Kids are fascinated by (non-venomous) snakes … by making their own creations … by science experiments of all types, especially if they fizz onto the sidewalk, launch up into the sky or parachute down a story or two.
At Saturday’s inaugural UNCG Science Everywhere festival held at several locations on the UNCG campus, Triad families had a fun-filled day of all types of science.
“Wow.” “Oh!” “Neat.” Those were among of the most-heard reactions of the day.
Most of the festival moved indoors, due to a light rain, for a cozy, dry and fun inaugural UNCG Science Festival Everywhere.
Steve Ollison, a teacher in High Point, brought 20 students, Sametz said. “He was having a blast, as were his students.”
“We counted over 800 community members – we were using counters when folks checked in,” Dr. Lynn Sametz said. She is GK-12 Project Director, HERP Project Director and RISE Network Facilitator at UNCG. Due to the rain and knowing that many did not take time to stop by a welcome tent, obviously the attendance was greater than that. “Maybe 1,000 – great for a first time event.”

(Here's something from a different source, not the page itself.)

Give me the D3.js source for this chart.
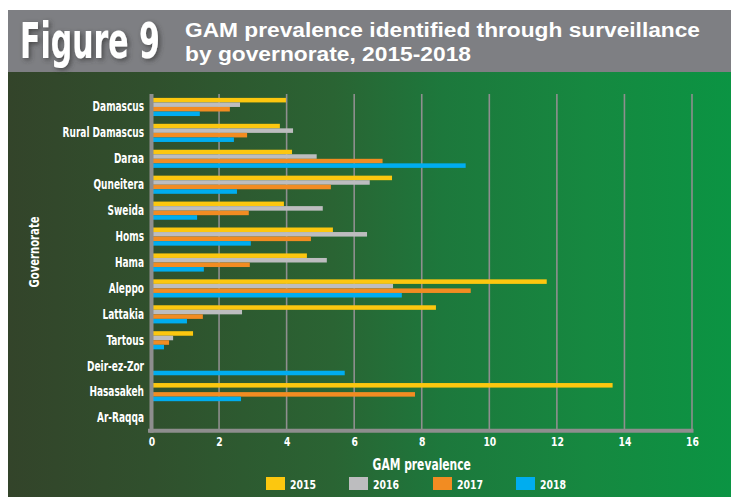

The organizers had about 235 volunteers and activity leaders from across campus taking part. Many faculty and deans were leading the activities, as were UNCG and high school students. (See some photos at the UNCG Campus Twitter account.)
Everyone involved had favorite memories:
“I loved seeing parents and children playing with science together on the floors (and tables) of the classrooms in the School of Education Building – and I loved the enthusiasm of the Herpetology Club members talking about their snakes,” said Dr. Carol Seaman (Mathematics & Statistics).

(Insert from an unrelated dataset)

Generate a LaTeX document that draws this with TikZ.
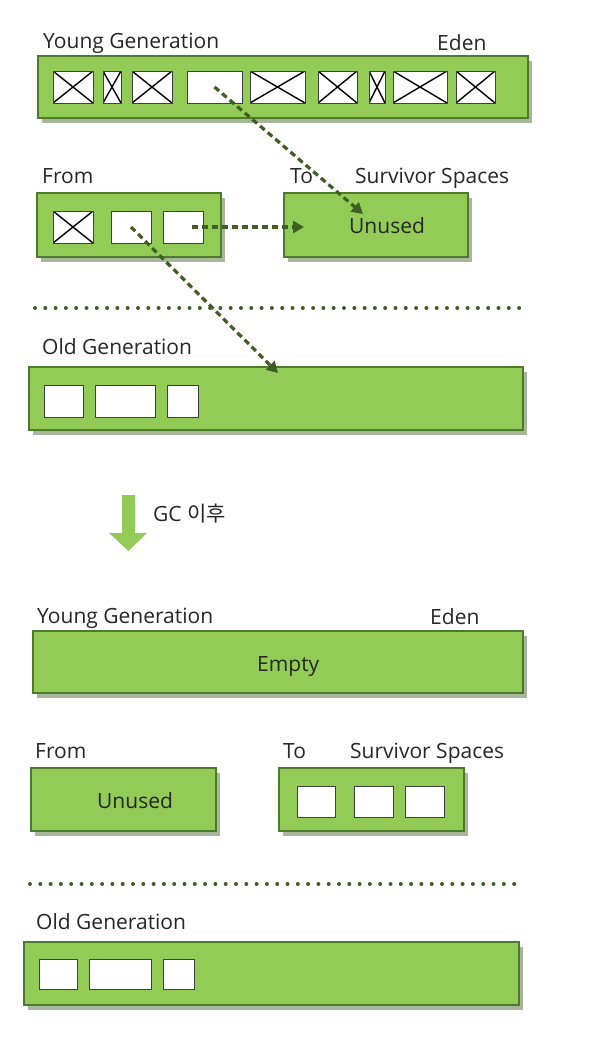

At the School of Education Building, Matt Fisher was in the SELF Design Studio.
He liked that the festival gave the school’s pre-service teachers an opportunity to teach children in an untraditional setting. “I also thought it was really interesting and intriguing to hear how children described the junk / scrap sculptures they were building in the makerspace. Their imaginations were quite amazing!”
The festival was a blending of campus resources, Sametz notes. “Just look at all the departments that contributed time and effort,” she said. And “three different National Science Foundation funded projects participated – GK-12, STAMPS and HERPS – as well as the Project Enrich/SELF Design studio. And of course the Provost and the NC Science festival provided funding.”
Dr. Heidi Carlone was struck by the kids’ focus and persistence during the activities. “Some stayed at a given activity for up to 45 minutes! … Youths’ engagement with science and engineering activities at the Science Everywhere festival clearly demonstrates that youth, even those who are very young, can and do focus and problem solve.”
At each welcome table were simple flyers for all the UNCG-related summer camps, as well – a continuing community resource for area families.
One parent told a graduate assistant volunteer, “You kept my three-year-old busy all afternoon. How do you do that?” Her response was: “It’s science.”
“The most common phrase I heard from the community attendees was, “When are you doing this again?!” said Dr. Heidi Carlone. “One of our three-year-old participants said, “I’ll be back tomorrow.”
Sametz also heard the inquiries about future science festivals.
“I hope so! And just think of how many people might come if the weather is wonderful.”